Сажа бела, сколько б ни очерняли.
Чей-то червивый голос нудит: «Исчезни!
Если земля, то заодно с червями».
Есть, что ему ответить, да много чести.

Эта земля, впитавшая столько молний,
долго на нас глядела, не нагляделась —
не разглядела: что за народ неполный,
вроде живое, а с виду окаменелость.

Так и бывает, свет не проходит в щели;
есть кто живой, доподлинно неизвестно.
И по ступеням вниз на огонь в пещере
тихо идёт за нами хранитель места.

То-то родные ветры свистят как сабли,
небо снижается, воздух наполнен слухом,
чтобы певцы и ратники не ослабли,
чтобы ночные стражи не пали духом.

В другом стихотворении:

Это из воздуха на дворе,
полном политики, словно гари,
Передаётся тире — тире,
а произносится твари — твари.

И:

Слепленный из мягкого, из ватного,
сделанный из снега на воде,
тёмный воздух ищет виноватого,
в накладной выходит бороде.

И уходит. Места не нашлось ему,
В памяти как будто снежный ком —
тёмный воздух, тонкими полозьями
увозящий прошлое тайком.

Это ли не прямое следование его собственному видению целей и задач поэзии: «Именно это и должна выяснять поэзия: определять состав сегодняшнего воздуха. Это её самое прямое дело».
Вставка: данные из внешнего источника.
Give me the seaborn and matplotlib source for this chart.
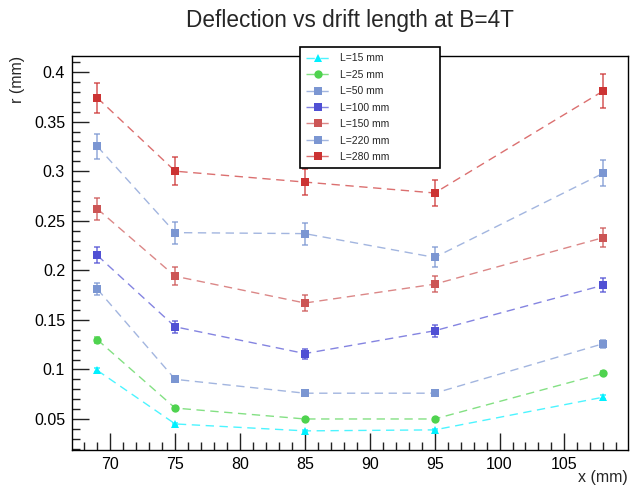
import numpy as np
import pandas as pd
import matplotlib
matplotlib.use("Agg")
import matplotlib.pyplot as plt
from matplotlib.ticker import MultipleLocator, FuncFormatter
import seaborn as sns

# Drift positions (mm)
x_pos = [69, 75, 85, 95, 108]

# Series labels
labels = ["L=15 mm", "L=25 mm", "L=50 mm", "L=100 mm", "L=150 mm", "L=220 mm", "L=280 mm"]

# Deflection r (mm) for each drift length
r_L15 = [0.099, 0.045, 0.038, 0.039, 0.072]
r_L25 = [0.130, 0.061, 0.050, 0.050, 0.096]
r_L50 = [0.181, 0.090, 0.076, 0.076, 0.126]
r_L100 = [0.215, 0.143, 0.116, 0.139, 0.185]
r_L150 = [0.262, 0.194, 0.167, 0.186, 0.233]
r_L220 = [0.325, 0.238, 0.237, 0.213, 0.298]
r_L280 = [0.374, 0.300, 0.289, 0.278, 0.381]

# Uncertainties on r (mm)
e_L15 = [0.002, 0.001, 0.001, 0.001, 0.002]
e_L25 = [0.003, 0.002, 0.001, 0.001, 0.002]
e_L50 = [0.006, 0.003, 0.002, 0.002, 0.004]
e_L100 = [0.008, 0.006, 0.005, 0.006, 0.007]
e_L150 = [0.011, 0.009, 0.008, 0.008, 0.010]
e_L220 = [0.013, 0.011, 0.011, 0.010, 0.013]
e_L280 = [0.015, 0.014, 0.013, 0.013, 0.017]

values = [r_L15, r_L25, r_L50, r_L100, r_L150, r_L220, r_L280]
errors = [e_L15, e_L25, e_L50, e_L100, e_L150, e_L220, e_L280]

colors = ["#00f0ff", "#4fd34f", "#7b96d2", "#5050d4", "#cc5555", "#7b96d2", "#cc3333"]
markers = ["^", "o", "s", "s", "s", "s", "s"]

rows = []
for lab, vals, errs in zip(labels, values, errors):
    for xv, yv, ev in zip(x_pos, vals, errs):
        rows.append({"x": xv, "r": yv, "err": ev, "series": lab})
df = pd.DataFrame(rows)

sns.set_style("white")
plt.rcParams["font.family"] = ["Liberation Sans", "DejaVu Sans"]

fig = plt.figure(figsize=(6.3, 4.86), dpi=100)
ax = fig.add_axes([72 / 630, 36 / 486, 556 / 630, 394 / 486])

palette = dict(zip(labels, colors))
mk = dict(zip(labels, markers))

for lab in labels:
    sub = df[df["series"] == lab]
    c = palette[lab]
    ax.errorbar(sub["x"], sub["r"], yerr=sub["err"], fmt="none", ecolor=c,
                elinewidth=1.2, capsize=2.2, capthick=1.2, alpha=0.75, zorder=2)
    sns.lineplot(data=sub, x="x", y="r", color=c, marker=mk[lab],
                 markersize=6 if mk[lab] != "s" else 5.5,
                 markeredgewidth=0, linewidth=1.0, dashes=False, linestyle=(0, (6, 4)),
                 ax=ax, label=lab, zorder=3, errorbar=None)

# Lighten the dashed connecting lines while keeping solid markers
for line in ax.get_lines():
    base = line.get_color()
    line.set_color(matplotlib.colors.to_rgba(base, 0.7))
    line.set_markerfacecolor(matplotlib.colors.to_rgba(base, 1.0))

ax.set_xlim(67.05, 109.9)
ax.set_ylim(0.0187, 0.4162)

ax.xaxis.set_major_locator(MultipleLocator(5))
ax.xaxis.set_minor_locator(MultipleLocator(1))
ax.yaxis.set_major_locator(MultipleLocator(0.05))
ax.yaxis.set_minor_locator(MultipleLocator(0.01))
ax.yaxis.set_major_formatter(FuncFormatter(lambda v, p: f"{v:.2f}".rstrip("0").rstrip(".")))

ax.tick_params(axis="both", which="major", direction="in", length=12, width=1, colors="#222222",
               labelsize=11.5, labelcolor="black", pad=5, top=False, right=False)
ax.tick_params(axis="both", which="minor", direction="in", length=6, width=1, colors="#222222",
               top=False, right=False)
ax.tick_params(axis="y", which="both", left=True)
ax.tick_params(axis="x", which="both", bottom=True)

for s in ax.spines.values():
    s.set_color("black")
    s.set_linewidth(1)

ax.set_xlabel("x (mm)", fontsize=11.5, ha="right", va="top")
ax.xaxis.set_label_coords(1.0, -0.052)
ax.set_ylabel("r (mm)", fontsize=11.5, ha="right")
ax.yaxis.set_label_coords(-0.084, 1.0)

fig.text(0.556, 0.958, "Deflection vs drift length at B=4T", ha="center", va="center", fontsize=16.3)

handles, labs = ax.get_legend_handles_labels()
leg = ax.legend(handles, labs, loc="upper left",
                bbox_to_anchor=(300 / 630, 321 / 486, 140 / 630, 118 / 486), mode="expand",
                bbox_transform=fig.transFigure, fontsize=7.5, frameon=True, fancybox=False,
                edgecolor="black", framealpha=1, borderpad=0.6, labelspacing=0.62,
                handlelength=2.2, handletextpad=1.0, borderaxespad=0)
leg.get_frame().set_linewidth(1.2)
leg.set_zorder(10)

fig.savefig("out.png", dpi=100)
Воздух в этой книге ассоциируется у меня с «Воздушными путями» Бориса Пастернака, о которых Дм. Быков сказал: «Показать реальность не как череду внешних событий, но как цепь таинственных движений воздуха, увидеть изнанку действительности, проследить «воздушные пути», по которым на самом деле движется история, — такова формальная задача…»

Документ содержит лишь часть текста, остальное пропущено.